Tony has appreciated art all throughout his life. He remembers his mother taking him to art museums and theatre performances as a kid. “My mom thought that stuff was really important,” Tony said.
The spray painted concrete walls of St. Paul has been another influence on Tony’s aesthetic. “Growing up in St. Paul, I thought graffiti art and street art was the coolest thing ever. I was always inspired by skateboard and snowboard graphics.”
This interest led Tony, an avid skateboarder and snowboarder, to make designs for skate companies such as Common Apparel and The House Boardshop. Several of his designs are on products. He also designed a hoodie for his skater friend who is sponsored by the House Boardshop.
Last summer, Tony went out of his comfort zone and interned at Gartner Studios in St. Paul where he designed paper products such as notebooks, folders, and wrapping paper. “That was a really good way to learn about marketing to an audience I wasn’t a part of,” said Tony. He worked with thirty female designers and saw “how everyone's own aesthetic is different from person to person.”
“UMD gave me the confidence to obtain these internships,” Tony said. “Going to school for art, I know how to either design something a company wants right away or I try new techniques until it fits their needs.”
The inspiration for Tony's Tweed exhibit came from street snowboarding. He and his friends looked for new spots to ride and found many unique places in Duluth.

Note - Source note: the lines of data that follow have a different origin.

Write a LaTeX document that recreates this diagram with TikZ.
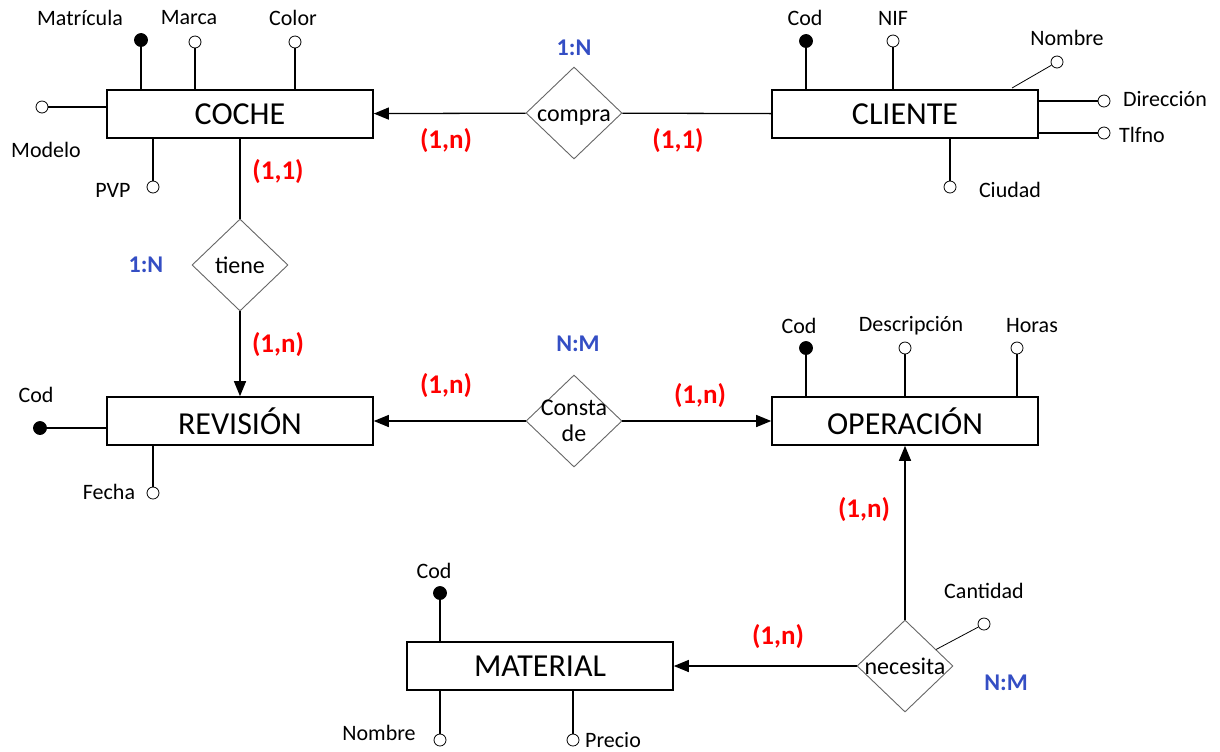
\documentclass[tikz,border=0pt]{standalone}
\usepackage{fontspec}
\setmainfont{Carlito}
\usetikzlibrary{shapes.geometric,arrows.meta,positioning}
\definecolor{cardred}{RGB}{255,0,0}
\definecolor{ratioblue}{RGB}{52,78,196}
\tikzset{
	entity/.style={
		rectangle,
		draw=black,
		line width=0.8pt,
		fill=white,
		minimum width=133pt,
		minimum height=24pt,
		inner sep=0pt,
		font=\fontsize{16}{18}\selectfont,
	},
	relation/.style={
		diamond,
		draw=black!60,
		line width=0.45pt,
		fill=white,
		minimum width=48pt,
		minimum height=46pt,
		inner sep=-4pt,
		align=center,
		font=\fontsize{12}{13}\selectfont,
	},
	oneline/.style={text height=9pt, text depth=1pt},
	attr/.style={
		circle,
		draw=black,
		line width=0.4pt,
		fill=white,
		minimum size=6pt,
		inner sep=0pt,
	},
	keyattr/.style={attr, fill=black, minimum size=6.5pt},
	attrname/.style={font=\fontsize{11}{12}\selectfont, inner sep=0pt},
	card/.style={text=cardred, font=\bfseries\fontsize{13.5}{15}\selectfont, inner sep=0pt},
	ratio/.style={text=ratioblue, font=\bfseries\fontsize{12}{14}\selectfont, inner sep=0pt},
	link/.style={line width=0.65pt},
	tolink/.style={link, -{Triangle[length=7.5pt,width=6pt]}},
}

\begin{document}
\begin{tikzpicture}[x=0.5pt,y=-0.5pt]
	\useasboundingbox (0,0) rectangle (1220,751);

	% entidades
	\node [entity] (coche) at (240,114) {COCHE};
	\node [entity] (cliente) at (905,114) {CLIENTE};
	\node [entity] (revision) at (240,421) {REVISIÓN};
	\node [entity] (operacion) at (905,421) {OPERACIÓN};
	\node [entity] (material) at (540,666) {MATERIAL};

	% relaciones
	\node [relation,oneline] (compra) at (574,113) {compra};
	\node [relation,oneline] (tiene) at (240,265) {tiene};
	\node [relation] (consta) at (574,421) {Consta\\de};
	\node [relation,oneline] (necesita) at (905,666) {necesita};

	\draw[tolink] (compra) -- (coche);
	\draw[link] (cliente) -- (compra);
	\draw[link] (coche) -- (tiene);
	\draw[tolink] (tiene) -- (revision);
	\draw[tolink] (consta) -- (revision);
	\draw[tolink] (consta) -- (operacion);
	\draw[tolink] (necesita) -- (operacion);
	\draw[tolink] (necesita) -- (material);

	% cardinalidades
	\node [ratio] (r-compra) at (574,48) {1:N};
	\node [card] (c-compra-coche) at (446,141) {(1,n)};
	\node [card] (c-compra-cliente) at (678,141) {(1,1)};
	\node [ratio] (r-tiene) at (146,265) {1:N};
	\node [card] (c-tiene-coche) at (278,172) {(1,1)};
	\node [card] (c-tiene-revision) at (278,345) {(1,n)};
	\node [ratio] (r-consta) at (578,344) {N:M};
	\node [card] (c-consta-revision) at (446,386) {(1,n)};
	\node [card] (c-consta-operacion) at (700,396) {(1,n)};
	\node [ratio] (r-necesita) at (1006,683) {N:M};
	\node [card] (c-necesita-operacion) at (864,510) {(1,n)};
	\node [card] (c-necesita-material) at (778,637) {(1,n)};

	% atributos de COCHE
	\node [keyattr] (matricula) at (141,40) {};
	\node [attr] (marca) at (195,42) {};
	\node [attr] (color) at (295,42) {};
	\node [attr] (modelo) at (42,107) {};
	\node [attr] (pvp) at (153,187) {};
	\draw[link] (coche.north -| matricula) -- (matricula);
	\draw[link] (coche.north -| marca) -- (marca);
	\draw[link] (coche.north -| color) -- (color);
	\draw[link] (coche.west |- modelo) -- (modelo);
	\draw[link] (coche.south -| pvp) -- (pvp);
	\node [attrname] (t-matricula) at (80,18) {Matrícula};
	\node [attrname] (t-marca) at (189,18) {Marca};
	\node [attrname] (t-color) at (293,18) {Color};
	\node [attrname] (t-modelo) at (46,150) {Modelo};
	\node [attrname] (t-pvp) at (113,190) {PVP};

	% atributos de CLIENTE
	\node [keyattr] (cli-cod) at (806,41) {};
	\node [attr] (nif) at (893,41) {};
	\node [attr] (nombre) at (1057,62) {};
	\node [attr] (direccion) at (1104,101) {};
	\node [attr] (tlfno) at (1104,133) {};
	\node [attr] (ciudad) at (950,187) {};
	\coordinate (cli-nombre) at (1012,88);
	\draw[link] (cliente.north -| cli-cod) -- (cli-cod);
	\draw[link] (cliente.north -| nif) -- (nif);
	\draw[line width=0.4pt] (cli-nombre) -- (nombre);
	\draw[link] (cliente.east |- direccion) -- (direccion);
	\draw[link] (cliente.east |- tlfno) -- (tlfno);
	\draw[link] (cliente.south -| ciudad) -- (ciudad);
	\node [attrname] (t-cli-cod) at (805,18) {Cod};
	\node [attrname] (t-nif) at (893,18) {NIF};
	\node [attrname] (t-nombre) at (1067,38) {Nombre};
	\node [attrname] (t-direccion) at (1165,99) {Dirección};
	\node [attrname] (t-tlfno) at (1142,135) {Tlfno};
	\node [attrname] (t-ciudad) at (1010,190) {Ciudad};

	% atributos de REVISION
	\node [keyattr] (rev-cod) at (40,428) {};
	\node [attr] (fecha) at (153,493) {};
	\draw[link] (revision.west |- rev-cod) -- (rev-cod);
	\draw[link] (revision.south -| fecha) -- (fecha);
	\node [attrname] (t-rev-cod) at (36,395) {Cod};
	\node [attrname] (t-fecha) at (109,492) {Fecha};

	% atributos de OPERACION
	\node [keyattr] (op-cod) at (806,348) {};
	\node [attr] (descripcion) at (905,348) {};
	\node [attr] (horas) at (1017,348) {};
	\draw[link] (operacion.north -| op-cod) -- (op-cod);
	\draw[link] (operacion.north -| descripcion) -- (descripcion);
	\draw[link] (operacion.north -| horas) -- (horas);
	\node [attrname] (t-op-cod) at (799,326) {Cod};
	\node [attrname] (t-descripcion) at (911,326) {Descripción};
	\node [attrname] (t-horas) at (1032,326) {Horas};

	% atributos de MATERIAL y de necesita
	\node [keyattr] (mat-cod) at (440,593) {};
	\node [attr] (mat-nombre) at (440,740) {};
	\node [attr] (precio) at (573,740) {};
	\node [attr] (cantidad) at (984,624) {};
	\draw[link] (material.north -| mat-cod) -- (mat-cod);
	\draw[link] (material.south -| mat-nombre) -- (mat-nombre);
	\draw[link] (material.south -| precio) -- (precio);
	\draw[line width=0.4pt] (necesita) -- (cantidad);
	\node [attrname] (t-mat-cod) at (434,571) {Cod};
	\node [attrname] (t-mat-nombre) at (379,733) {Nombre};
	\node [attrname] (t-precio) at (613,740) {Precio};
	\node [attrname] (t-cantidad) at (984,591) {Cantidad};
\end{tikzpicture}
\end{document}
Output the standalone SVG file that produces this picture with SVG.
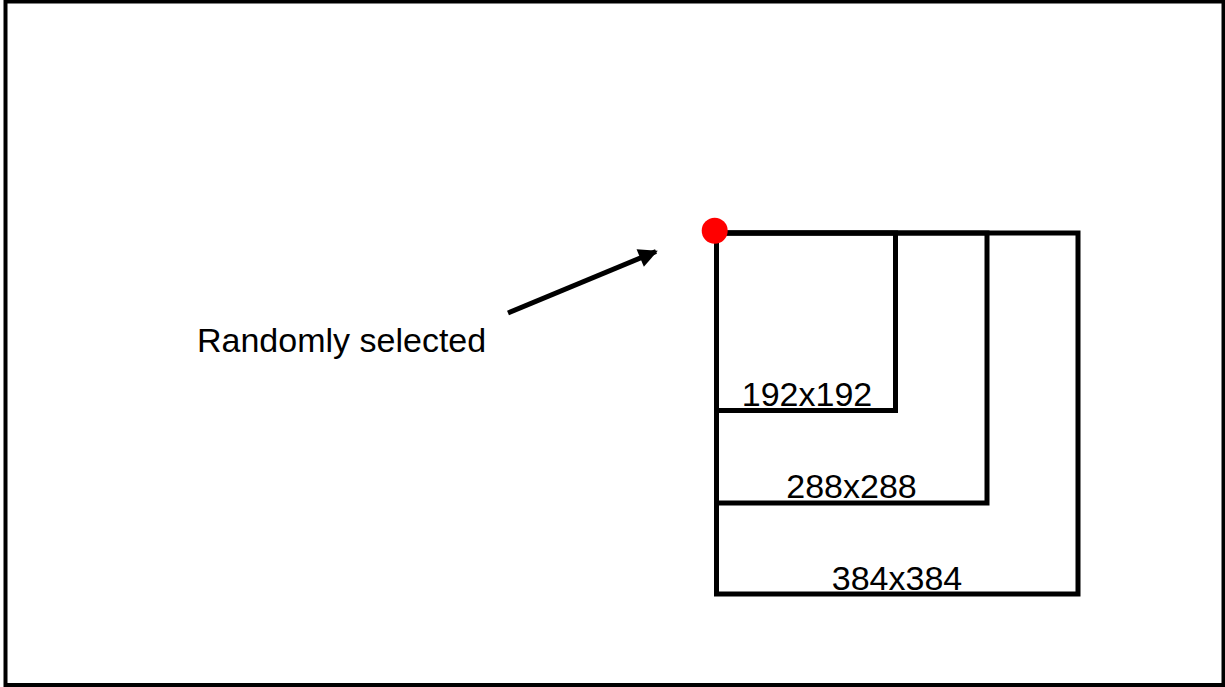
<svg xmlns="http://www.w3.org/2000/svg" width="1225" height="687" viewBox="0 0 1225 687">
<style>
.box{fill:none;stroke:#000;stroke-width:5;stroke-linecap:square}
.lbl{font-family:"Liberation Sans",Arial,sans-serif;font-size:34px;fill:#000}
</style>
<defs>
<marker id="ah" viewBox="0 0 10 10" refX="9" refY="5" markerWidth="4.6" markerHeight="3.8" orient="auto" markerUnits="strokeWidth">
<path d="M0,0 L10,5 L0,10 z" fill="#000"/>
</marker>
</defs>
<rect x="5.5" y="1.5" width="1218" height="683.5" fill="#fff" stroke="#000" stroke-width="4"/>
<g id="sq384"><path class="box" d="M716.5,233 H1078 V594 H716.5 Z"/><text class="lbl" x="897" y="590" text-anchor="middle">384x384</text></g>
<g id="sq288"><path class="box" d="M716.5,233 H987 V503 H716.5"/><text class="lbl" x="851.5" y="498" text-anchor="middle">288x288</text></g>
<g id="sq192"><path class="box" d="M716.5,233 H895.5 V410.5 H716.5"/><text class="lbl" x="807" y="406" text-anchor="middle">192x192</text></g>
<g id="point"><circle cx="714.7" cy="230.7" r="13" fill="#ff0000"/></g>
<g id="label"><text class="lbl" x="197" y="352">Randomly selected</text></g>
<g id="connectors"><line x1="508" y1="313" x2="656" y2="251.5" stroke="#000" stroke-width="5" marker-end="url(#ah)"/></g>
</svg>
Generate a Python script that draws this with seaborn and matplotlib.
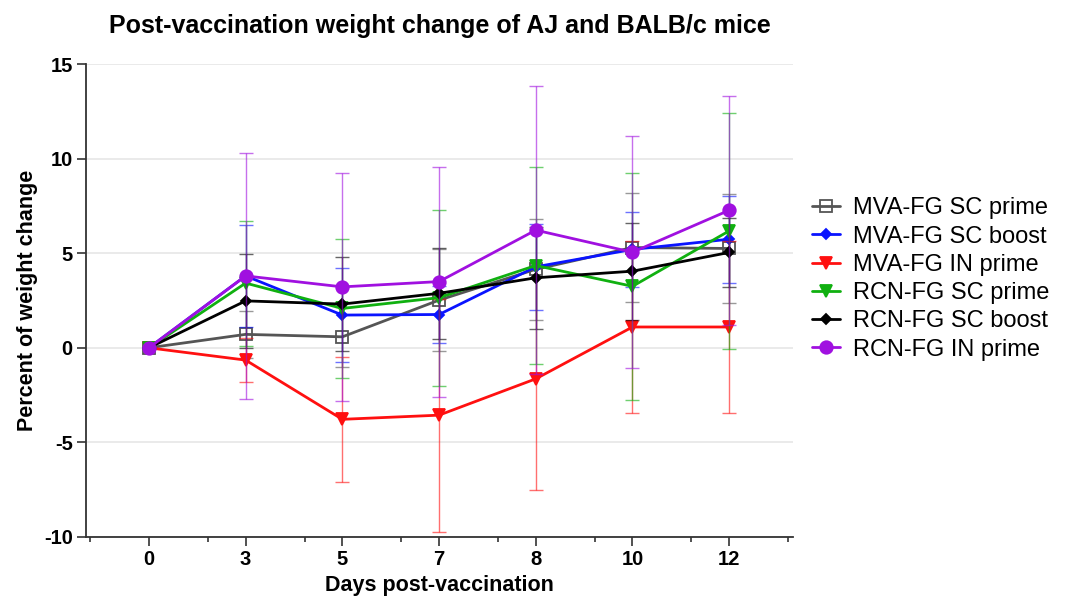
import matplotlib
matplotlib.use("Agg")
import matplotlib.pyplot as plt
import seaborn as sns
import pandas as pd
from matplotlib.ticker import FixedLocator

sns.set_theme(style="white")
plt.rcParams['font.family'] = ['Liberation Sans', 'DejaVu Sans']
plt.rcParams['axes.unicode_minus'] = False
plt.rcParams['text.color'] = 'black'
plt.rcParams['axes.labelcolor'] = 'black'
plt.rcParams['xtick.color'] = 'black'
plt.rcParams['ytick.color'] = 'black'

days = [0, 3, 5, 7, 8, 10, 12]
series_names = ["MVA-FG SC prime", "MVA-FG SC boost", "MVA-FG IN prime",
                "RCN-FG SC prime", "RCN-FG SC boost", "RCN-FG IN prime"]

mva_sc_prime = [0, 0.71, 0.58, 2.52, 4.15, 5.30, 5.25]
mva_sc_prime_err = [0, 1.24, 1.60, 2.70, 2.67, 2.86, 2.90]
mva_sc_boost = [0, 3.80, 1.73, 1.76, 4.28, 5.20, 5.74]
mva_sc_boost_err = [0, 2.70, 2.50, 1.50, 2.27, 1.98, 2.31]
mva_in_prime = [0, -0.65, -3.78, -3.56, -1.64, 1.10, 1.10]
mva_in_prime_err = [0, 1.18, 3.30, 6.16, 5.90, 4.57, 4.57]
rcn_sc_prime = [0, 3.42, 2.08, 2.65, 4.35, 3.25, 6.18]
rcn_sc_prime_err = [0, 3.30, 3.65, 4.66, 5.18, 6.00, 6.25]
rcn_sc_boost = [0, 2.48, 2.31, 2.88, 3.70, 4.05, 5.04]
rcn_sc_boost_err = [0, 2.50, 2.50, 2.40, 2.70, 2.57, 1.81]
rcn_in_prime = [0, 3.80, 3.22, 3.50, 6.22, 5.05, 7.27]
rcn_in_prime_err = [0, 6.50, 6.02, 6.08, 7.60, 6.13, 6.04]

means = [mva_sc_prime, mva_sc_boost, mva_in_prime, rcn_sc_prime, rcn_sc_boost, rcn_in_prime]
errs = [mva_sc_prime_err, mva_sc_boost_err, mva_in_prime_err,
        rcn_sc_prime_err, rcn_sc_boost_err, rcn_in_prime_err]

colors = ["#555555", "#0a14ff", "#ff1010", "#10b010", "#000000", "#a010e0"]
markers = ["s", "D", "v", "v", "D", "o"]
msizes = [8.5, 5, 8, 8, 5, 9]
mfcs = ["none", None, None, None, None, None]

fig = plt.figure(figsize=(10.81, 5.96), dpi=100)
ax = fig.add_axes([0.0796, 0.099, 0.654, 0.7936])

xpos = list(range(len(days)))
for i, name in enumerate(series_names):
    df = pd.DataFrame({"x": xpos, "y": means[i]})
    ax.errorbar(df["x"], df["y"], yerr=errs[i], fmt="none", ecolor=colors[i],
                elinewidth=1.0, capsize=5, capthick=1.0, alpha=0.6, zorder=2 + i)
    mfc = colors[i] if mfcs[i] is None else "none"
    sns.lineplot(data=df, x="x", y="y", ax=ax, color=colors[i], marker=markers[i],
                 markersize=msizes[i], markerfacecolor=mfc, markeredgecolor=colors[i],
                 markeredgewidth=1.3, linewidth=2.0, label=name, zorder=3 + i)

ax.set_xlim(-0.65, 6.66)
ax.set_ylim(-10, 15)
ax.set_xticks(xpos)
ax.set_xticklabels([str(d) for d in days])
ax.xaxis.set_minor_locator(FixedLocator([-0.61] + [k + 0.61 for k in range(7)]))
ax.set_yticks([-10, -5, 0, 5, 10, 15])
ax.grid(axis="y", color="#e6e6e6", linewidth=1.2)
ax.set_axisbelow(True)
for s in ["top", "right"]:
    ax.spines[s].set_visible(False)
for s in ["left", "bottom"]:
    ax.spines[s].set_color("#333333")
    ax.spines[s].set_linewidth(1.3)
ax.tick_params(axis="both", which="major", direction="out", length=6.5, width=1.2,
               color="#333333", labelsize=14.5, bottom=True, left=True, pad=3)
ax.tick_params(axis="x", which="minor", direction="out", length=3.5, width=1.2,
               color="#333333", bottom=True)
for lab in ax.get_xticklabels() + ax.get_yticklabels():
    lab.set_fontweight("bold")

ax.set_xlabel("Days post-vaccination", fontsize=15.5, fontweight="bold", labelpad=4)
ax.set_ylabel("Percent of weight change", fontsize=15.5, fontweight="bold", labelpad=4)
ax.set_title("Post-vaccination weight change of AJ and BALB/c mice", fontsize=18,
             fontweight="bold", pad=22)

ax.legend(loc="upper left", bbox_to_anchor=(1.027, 0.718), frameon=False, fontsize=17,
          handlelength=1.2, handletextpad=0.55, labelspacing=0.265, borderaxespad=0,
          borderpad=0)

fig.savefig("out.png", dpi=100)
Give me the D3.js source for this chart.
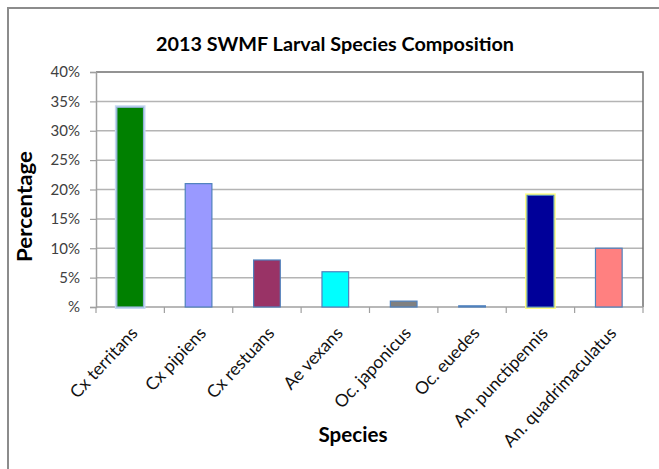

“Street snowboarding opens up a new way to see the environment in your surroundings,” Tony said. “Once you start looking for spots, you can’t really un-see them. It keeps you actively looking for areas you’ve never been before and forces you to travel.”
Tony would occasionally take an object from a place he discovered. In part, this exhibition's paintings are an effort to discover why he feels a certain way about a location by using found objects, references, and abstractions.
“These paintings focus on animism and intuitive responses to specific places,” Tony said. “It’s important for me to be critical of why I’m feeling what I’m feeling so I act in a way that’s morally right instead of doing what feels good.”